Con el tiempo uno gana en experiencia y en tablas. Y hubo entrevistas posteriores que no me salieron tan mal. Las que aparecen en la prensa escrita no comportan la tensión de las que se hacen en los medios audiovisuales. Uno dice lo que buenamente puede, y a veces el periodista es lo bastante ducho como para evitar que quedes como un perfecto zoquete. Tal es el caso de los amigos Virgilio Liante y Ricardo Pérez, que hasta se las han arreglado para extraer de mí alguna idea interesante. Incluso he hecho entrevistas para la televisión de las que he quedado bastante satisfecho, aunque me da rabia que las cámaras me saquen siempre gordo, cuando en realidad soy un tipo tirando a estilizado. La mejor de todas fue aquella en que la presentadora me pidió que le sugiriera algunas preguntas, y yo casi le escribí el cuestionario completo. A diferencia de lo que me ocurrió con Ramón, esta vez sí que me supe todas las respuestas.
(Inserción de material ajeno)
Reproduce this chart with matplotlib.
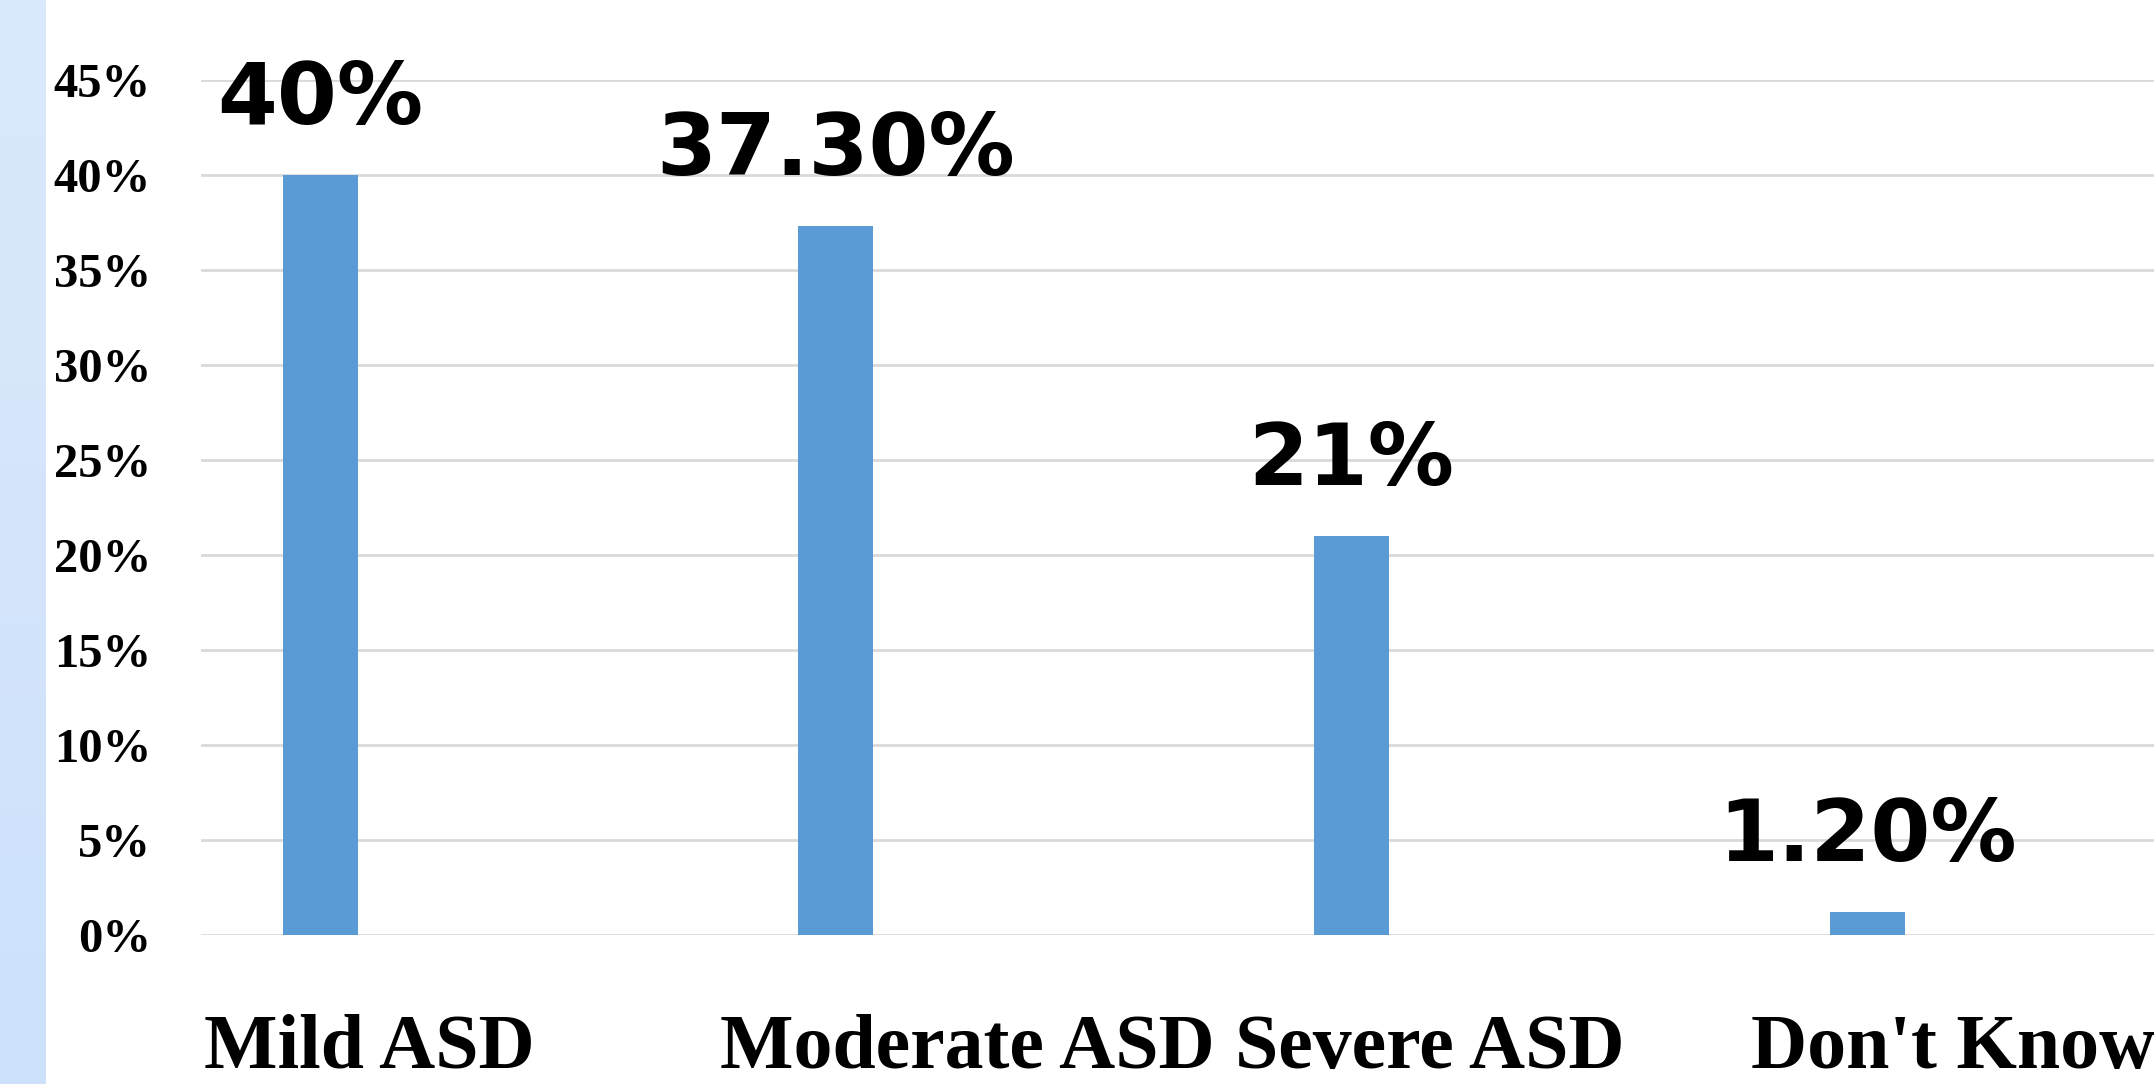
import numpy as np
import matplotlib
matplotlib.use("Agg")
import matplotlib.pyplot as plt
from matplotlib import transforms
from matplotlib.colors import LinearSegmentedColormap

# Severity distribution of ASD among respondents
categories = ["Mild ASD", "Moderate ASD", "Severe ASD", "Don't Know"]
percentages = [40.0, 37.3, 21.0, 1.2]
y_ticks = [0, 5, 10, 15, 20, 25, 30, 35, 40, 45]

BAR_COLOR = "#5B9BD5"
GRID_COLOR = "#D9D9D9"
DPI = 100
W, H = 2154, 1084


def fmt_pct(v):
    return f"{v:.0f}%" if float(v).is_integer() else f"{v:.2f}%"


fig = plt.figure(figsize=(W / DPI, H / DPI), dpi=DPI)
fig.patch.set_facecolor("white")

# light blue band down the left edge
band = fig.add_axes([0, 0, 46 / W, 1])
grad = np.linspace(0, 1, 256).reshape(-1, 1)
cmap = LinearSegmentedColormap.from_list("band", ["#DBE9FC", "#CDE1FB"])
band.imshow(grad, aspect="auto", cmap=cmap, extent=[0, 1, 0, 1], origin="upper")
band.set_axis_off()

# plot area: left edge of gridlines to right edge of figure, 0%..45%
left_px, right_px = 201, W
top_px, bottom_px = 80, 935
ax = fig.add_axes([left_px / W, 1 - bottom_px / H,
                   (right_px - left_px) / W, (bottom_px - top_px) / H])

slot = 515.7  # pixels per category
first_center = 320
x = np.arange(len(categories))
ax.set_xlim((left_px - first_center) / slot, (right_px - first_center) / slot)
ax.set_ylim(0, 45)

ax.bar(x, percentages, width=75 / slot, color=BAR_COLOR, zorder=3)

for s in ax.spines.values():
    s.set_visible(False)
ax.set_yticks(y_ticks)
ax.set_yticklabels([f"{t}%" for t in y_ticks], family="Liberation Serif",
                   fontweight="bold", fontsize=35)
ax.tick_params(axis="y", length=0, pad=36)
ax.set_xticks([])
ax.grid(axis="y", color=GRID_COLOR, linewidth=2.0, zorder=0)
ax.set_axisbelow(True)

# value labels above bars
for xi, v in zip(x, percentages):
    ax.annotate(fmt_pct(v), (xi, v), xytext=(0, 37), textcoords="offset points",
                ha="center", va="baseline", family="DejaVu Sans",
                fontweight="bold", fontsize=62, zorder=4)

# category names, left-aligned a little before each bar
trans = transforms.blended_transform_factory(ax.transData, ax.transAxes)
label_offset = 116 / slot
base_y = -(1068 - bottom_px) / (bottom_px - top_px)
for xi, name in zip(x, categories):
    ax.text(xi - label_offset, base_y, name, transform=trans, ha="left",
            va="baseline", family="Liberation Serif", fontweight="bold",
            fontsize=56, clip_on=False)

fig.savefig("out.png", dpi=DPI, facecolor="white")
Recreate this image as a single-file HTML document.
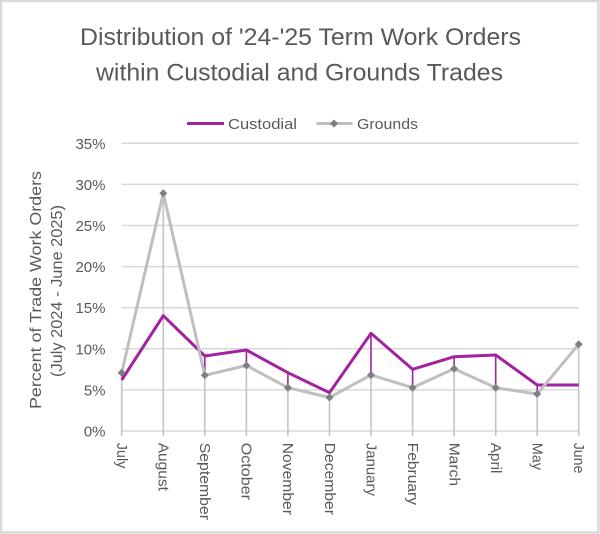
<!DOCTYPE html>
<html><head><meta charset="utf-8"><style>
html,body{margin:0;padding:0;background:#fff;}
svg{display:block;}
text{font-family:"Liberation Sans",Arial,sans-serif;fill:#595959;}
</style></head><body>
<svg width="600" height="534" viewBox="0 0 600 534" xmlns="http://www.w3.org/2000/svg">
<rect x="0" y="0" width="600" height="534" fill="#fff"/>
<rect x="1" y="1" width="597.5" height="531.5" fill="none" stroke="#d9d9d9" stroke-width="2.5"/>

<!-- Title -->
<text x="80" y="45" font-size="24.5" textLength="441" lengthAdjust="spacingAndGlyphs">Distribution of '24-'25 Term Work Orders</text>
<text x="96" y="80.5" font-size="24.5" textLength="407" lengthAdjust="spacingAndGlyphs">within Custodial and Grounds Trades</text>

<!-- Legend -->
<line x1="187" y1="123.5" x2="224" y2="123.5" stroke="#A2239F" stroke-width="3"/>
<text x="228" y="129" font-size="15" textLength="69" lengthAdjust="spacingAndGlyphs">Custodial</text>
<line x1="316.5" y1="123.5" x2="352.5" y2="123.5" stroke="#BFBFBF" stroke-width="3"/>
<path d="M334 119.5 L338 123.5 L334 127.5 L330 123.5 Z" fill="#7F7F7F"/>
<text x="357" y="129" font-size="15" textLength="61" lengthAdjust="spacingAndGlyphs">Grounds</text>

<!-- Gridlines -->
<g stroke="#D9D9D9" stroke-width="1.5">
<line x1="121.7" y1="143.3" x2="578.7" y2="143.3"/>
<line x1="121.7" y1="184.4" x2="578.7" y2="184.4"/>
<line x1="121.7" y1="225.5" x2="578.7" y2="225.5"/>
<line x1="121.7" y1="266.6" x2="578.7" y2="266.6"/>
<line x1="121.7" y1="307.7" x2="578.7" y2="307.7"/>
<line x1="121.7" y1="348.8" x2="578.7" y2="348.8"/>
<line x1="121.7" y1="389.9" x2="578.7" y2="389.9"/>
<line x1="121.7" y1="431" x2="578.7" y2="431"/>
</g>

<!-- Y labels -->
<g font-size="15" text-anchor="end">
<text x="105.5" y="148.8">35%</text>
<text x="105.5" y="189.9">30%</text>
<text x="105.5" y="231">25%</text>
<text x="105.5" y="272.1">20%</text>
<text x="105.5" y="313.2">15%</text>
<text x="105.5" y="354.3">10%</text>
<text x="105.5" y="395.4">5%</text>
<text x="105.5" y="436.5">0%</text>
</g>

<!-- Y axis title -->
<text transform="translate(41,290) rotate(-90)" text-anchor="middle" font-size="15.5" textLength="238" lengthAdjust="spacingAndGlyphs">Percent of Trade Work Orders</text>
<text transform="translate(62,291) rotate(-90)" text-anchor="middle" font-size="15.5" textLength="172" lengthAdjust="spacingAndGlyphs">(July 2024 - June 2025)</text>

<!-- Drop lines (gray) from grounds to axis incl. ticks -->
<g stroke="#C4C4C4" stroke-width="1.6">
<line x1="121.7" y1="372.7" x2="121.7" y2="436"/>
<line x1="163.3" y1="193.3" x2="163.3" y2="436"/>
<line x1="204.8" y1="375.3" x2="204.8" y2="436"/>
<line x1="246.4" y1="365.5" x2="246.4" y2="436"/>
<line x1="287.9" y1="387.7" x2="287.9" y2="436"/>
<line x1="329.5" y1="397.5" x2="329.5" y2="436"/>
<line x1="371" y1="375" x2="371" y2="436"/>
<line x1="412.6" y1="387.7" x2="412.6" y2="436"/>
<line x1="454.1" y1="368.7" x2="454.1" y2="436"/>
<line x1="495.7" y1="387.7" x2="495.7" y2="436"/>
<line x1="537.2" y1="394" x2="537.2" y2="436"/>
<line x1="578.7" y1="344.3" x2="578.7" y2="436"/>
</g>
<!-- Purple high-low segments -->
<g stroke="#A2239F" stroke-width="1.6">
<line x1="204.8" y1="356" x2="204.8" y2="375.3"/>
<line x1="246.4" y1="350" x2="246.4" y2="365.5"/>
<line x1="287.9" y1="372.7" x2="287.9" y2="387.7"/>
<line x1="329.5" y1="392.7" x2="329.5" y2="397.5"/>
<line x1="371" y1="333.3" x2="371" y2="375"/>
<line x1="412.6" y1="369.3" x2="412.6" y2="387.7"/>
<line x1="454.1" y1="356.7" x2="454.1" y2="368.7"/>
<line x1="495.7" y1="355" x2="495.7" y2="387.7"/>
<line x1="537.2" y1="385" x2="537.2" y2="394"/>
</g>

<!-- Custodial series -->
<polyline fill="none" stroke="#A2239F" stroke-width="3" stroke-linejoin="round" points="121.7,380 163.3,315.7 204.8,356 246.4,350 287.9,372.7 329.5,392.7 371,333.3 412.6,369.3 454.1,356.7 495.7,355 537.2,385 578.7,385"/>

<!-- Grounds series -->
<polyline fill="none" stroke="#BFBFBF" stroke-width="3" stroke-linejoin="round" points="121.7,372.7 163.3,193.3 204.8,375.3 246.4,365.5 287.9,387.7 329.5,397.5 371,375 412.6,387.7 454.1,368.7 495.7,387.7 537.2,394 578.7,344.3"/>
<g fill="#7F7F7F">
<path d="M121.7 368.7 l4 4 l-4 4 l-4 -4 Z"/>
<path d="M163.3 189.3 l4 4 l-4 4 l-4 -4 Z"/>
<path d="M204.8 371.3 l4 4 l-4 4 l-4 -4 Z"/>
<path d="M246.4 361.5 l4 4 l-4 4 l-4 -4 Z"/>
<path d="M287.9 383.7 l4 4 l-4 4 l-4 -4 Z"/>
<path d="M329.5 393.5 l4 4 l-4 4 l-4 -4 Z"/>
<path d="M371 371 l4 4 l-4 4 l-4 -4 Z"/>
<path d="M412.6 383.7 l4 4 l-4 4 l-4 -4 Z"/>
<path d="M454.1 364.7 l4 4 l-4 4 l-4 -4 Z"/>
<path d="M495.7 383.7 l4 4 l-4 4 l-4 -4 Z"/>
<path d="M537.2 390 l4 4 l-4 4 l-4 -4 Z"/>
<path d="M578.7 340.3 l4 4 l-4 4 l-4 -4 Z"/>
</g>

<!-- X labels -->
<g font-size="15">
<text transform="translate(117,442.7) rotate(90)" textLength="25.7" lengthAdjust="spacingAndGlyphs">July</text>
<text transform="translate(158.6,442.7) rotate(90)" textLength="48.3" lengthAdjust="spacingAndGlyphs">August</text>
<text transform="translate(200.1,442.7) rotate(90)" textLength="77.3" lengthAdjust="spacingAndGlyphs">September</text>
<text transform="translate(241.7,442.7) rotate(90)" textLength="57.3" lengthAdjust="spacingAndGlyphs">October</text>
<text transform="translate(283.2,442.7) rotate(90)" textLength="72.3" lengthAdjust="spacingAndGlyphs">November</text>
<text transform="translate(324.8,442.7) rotate(90)" textLength="72.3" lengthAdjust="spacingAndGlyphs">December</text>
<text transform="translate(366.3,442.7) rotate(90)" textLength="53.3" lengthAdjust="spacingAndGlyphs">January</text>
<text transform="translate(407.9,442.7) rotate(90)" textLength="62.3" lengthAdjust="spacingAndGlyphs">February</text>
<text transform="translate(449.4,442.7) rotate(90)" textLength="43.3" lengthAdjust="spacingAndGlyphs">March</text>
<text transform="translate(491,442.7) rotate(90)" textLength="30.7" lengthAdjust="spacingAndGlyphs">April</text>
<text transform="translate(532.5,442.7) rotate(90)" textLength="27.3" lengthAdjust="spacingAndGlyphs">May</text>
<text transform="translate(574,442.7) rotate(90)" textLength="30.7" lengthAdjust="spacingAndGlyphs">June</text>
</g>
</svg>
</body></html>
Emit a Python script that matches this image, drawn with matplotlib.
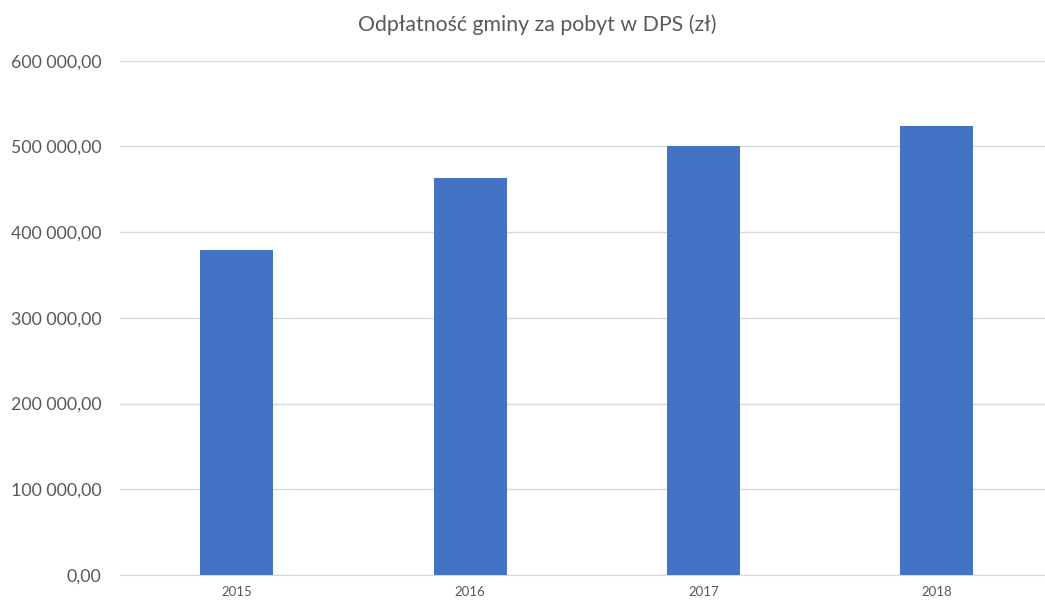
import matplotlib.pyplot as plt
from matplotlib.ticker import FuncFormatter

years = ['2015', '2016', '2017', '2018']
values = [379000, 463500, 501000, 524000]

plt.rcParams['font.family'] = ['Lato', 'DejaVu Sans']

fig = plt.figure(figsize=(10.45, 6), dpi=100)
ax = fig.add_axes([120 / 1045, 25 / 600, 933.5 / 1045, 514.3 / 600])

ax.bar(range(len(years)), values, width=0.313, color='#4472C4', zorder=3)

ax.set_xlim(-0.5, 3.5)
ax.set_ylim(0, 600000)
ax.set_yticks(range(0, 600001, 100000))
ax.yaxis.set_major_formatter(FuncFormatter(
    lambda v, p: f'{v:,.2f}'.replace(',', ' ').replace('.', ',')))
ax.set_xticks(range(len(years)))
ax.set_xticklabels(years)

ax.grid(axis='y', color='#D9D9D9', linewidth=1, zorder=0)
for s in ['top', 'right', 'left']:
    ax.spines[s].set_visible(False)
ax.spines['bottom'].set_color('#D9D9D9')
ax.tick_params(axis='both', length=0, colors='#595959')
ax.tick_params(axis='y', labelsize=12.8, pad=13.5)
ax.tick_params(axis='x', labelsize=9.5, pad=8)

fig.text(0.514, 0.958, 'Odpłatność gminy za pobyt w DPS (zł)', ha='center', va='center',
         fontsize=15.3, color='#595959')

fig.savefig('out.png')
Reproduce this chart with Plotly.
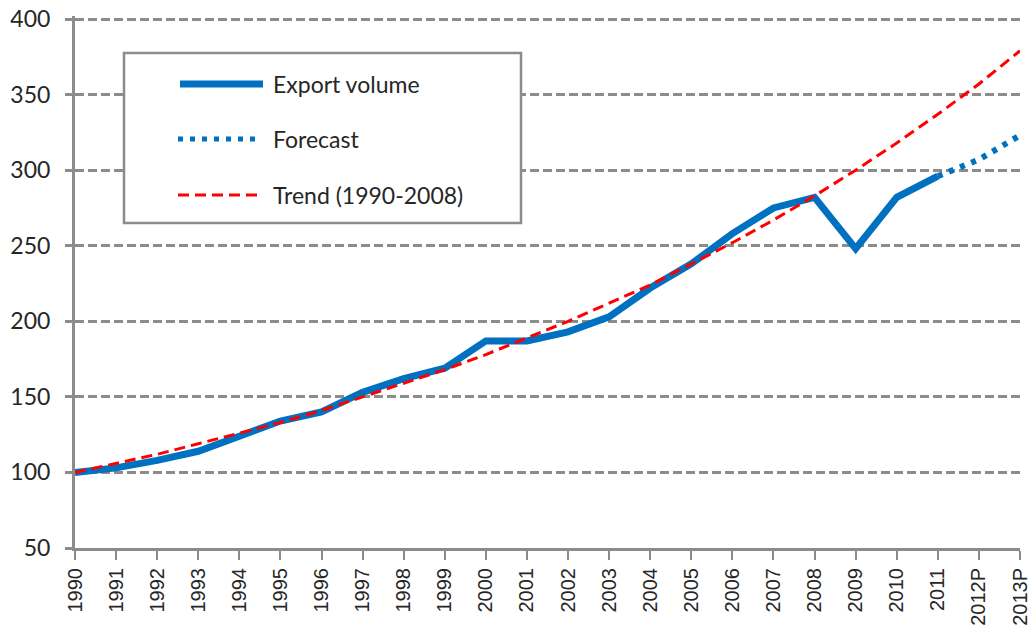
import plotly.graph_objects as go

# ---- data ----
years = ["1990", "1991", "1992", "1993", "1994", "1995", "1996", "1997", "1998",
         "1999", "2000", "2001", "2002", "2003", "2004", "2005", "2006", "2007",
         "2008", "2009", "2010", "2011", "2012P", "2013P"]

export_years = years[:22]
export_volume = [100, 103, 108, 114, 124, 134, 140, 153, 162, 169, 187, 187,
                 193, 203, 222, 238, 258, 275, 282, 248, 282, 296]

forecast_years = ["2011", "2012P", "2013P"]
forecast = [296, 307, 323]

trend = [100, 106, 112, 119, 126, 133, 141, 150, 159, 168, 178, 189,
         200, 212, 224, 238, 252, 267, 283, 300, 318, 337, 357, 379]

y_ticks = [50, 100, 150, 200, 250, 300, 350, 400]

legend_labels = ["Export volume", "Forecast", "Trend (1990-2008)"]

BLUE = "#0070C0"
RED = "#FF0000"
GRID = "#8c8c8c"
TXT = "#262626"

fig = go.Figure()
fig.add_trace(go.Scatter(x=export_years, y=export_volume, mode="lines",
                         name=legend_labels[0], showlegend=False,
                         line=dict(color=BLUE, width=7)))
fig.add_trace(go.Scatter(x=forecast_years, y=forecast, mode="lines",
                         name=legend_labels[1], showlegend=False,
                         line=dict(color=BLUE, width=6, dash="5px,7px")))
fig.add_trace(go.Scatter(x=years, y=trend, mode="lines",
                         name=legend_labels[2], showlegend=False,
                         line=dict(color=RED, width=3, dash="11px,6px")))

# ---- legend drawn as a box (paper coordinates; window pixels -> paper) ----
TOP_PX, BOT_PX = 16, 548

def px_x(p):
    return (p - 75) / 945.0

def px_y(p):
    return (BOT_PX - p) / float(BOT_PX - TOP_PX)

shapes = [
    dict(type="rect", xref="paper", yref="paper",
         x0=px_x(124), x1=px_x(521), y0=px_y(223), y1=px_y(53),
         line=dict(color=GRID, width=2.5), fillcolor="white", layer="above"),
    dict(type="line", xref="paper", yref="paper",
         x0=px_x(180), x1=px_x(263), y0=px_y(84), y1=px_y(84),
         line=dict(color=BLUE, width=7)),
    dict(type="line", xref="paper", yref="paper",
         x0=px_x(178), x1=px_x(257), y0=px_y(139), y1=px_y(139),
         line=dict(color=BLUE, width=5, dash="5px,7px")),
    dict(type="line", xref="paper", yref="paper",
         x0=px_x(178), x1=px_x(261), y0=px_y(195), y1=px_y(195),
         line=dict(color=RED, width=3, dash="11px,6px")),
]
annotations = []
for lbl, py in zip(legend_labels, [84, 139, 195]):
    annotations.append(dict(xref="paper", yref="paper", x=px_x(271), y=px_y(py),
                            text=lbl, showarrow=False, xanchor="left",
                            yanchor="middle",
                            font=dict(family="Lato", size=23, color=TXT)))

fig.update_layout(
    width=1035, height=633,
    margin=dict(l=75, r=15, t=TOP_PX, b=633 - BOT_PX),
    paper_bgcolor="white", plot_bgcolor="white",
    showlegend=False,
    shapes=shapes, annotations=annotations,
    xaxis=dict(type="category", range=[0, 23], showgrid=False,
               showline=True, linecolor=GRID, linewidth=3,
               ticks="outside", ticklen=9, tickwidth=2, tickcolor=GRID,
               tickangle=-90, automargin=False,
               tickfont=dict(family="Liberation Sans", size=20, color=TXT)),
    yaxis=dict(range=[50, 402], tickvals=y_ticks, showgrid=True,
               gridcolor=GRID, gridwidth=3, griddash="9px,4px",
               showline=True, linecolor=GRID, linewidth=3, zeroline=False,
               ticks="outside", ticklen=7, tickwidth=3, tickcolor=GRID,
               ticklabelstandoff=10, automargin=False,
               tickfont=dict(family="Lato", size=23, color=TXT)),
)

# remove the page's default body margin so the figure sits at the window origin
fig.write_html("out.html", config={"displayModeBar": False},
               post_script="document.body.style.margin='0';")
Pero aún hubo otro episodio de terror, y fue hace relativamente poco tiempo, cuando se supone que ya debía estar curtido en estos lances. Concretamente, fue en agosto del 2007, a propósito de la muerte de Umbral. Yo estaba en la playa con mi familia y me llamaron de una emisora de radio para pedirme una semblanza del maestro, al que conocí brevemente con ocasión del premio literario que lleva su nombre. La verdad es que Umbral apenas me hizo caso. Aun así, una vez me senté a su mesa y lo vi sufrir un episodio de reflujo gástrico, lo que sin duda me facultaba para profundizar en la dimensión literaria y humana del personaje. Lo que no había previsto era lo difícil que es hacer una entrevista tan solemne cuando se está en la playa rodeado de niños gritando, con la cinta del bañador oprimiéndote la cintura y la arena atormendándote el escroto. Al final hice el ridículo otra vez. Menos mal que en el momento más crítico, el móvil se me quedó sin batería.

En general, creo que con mis entrevistas no solamente no he logrado vender un solo libro, sino que he disuadido a unos cuantos lectores de leerme. Nadie me lo ha dicho, pero estoy seguro de que más de uno, al conocerme en persona, ha debido de pensar «Ah, pues no es tan tonto como parecía en sus entrevistas».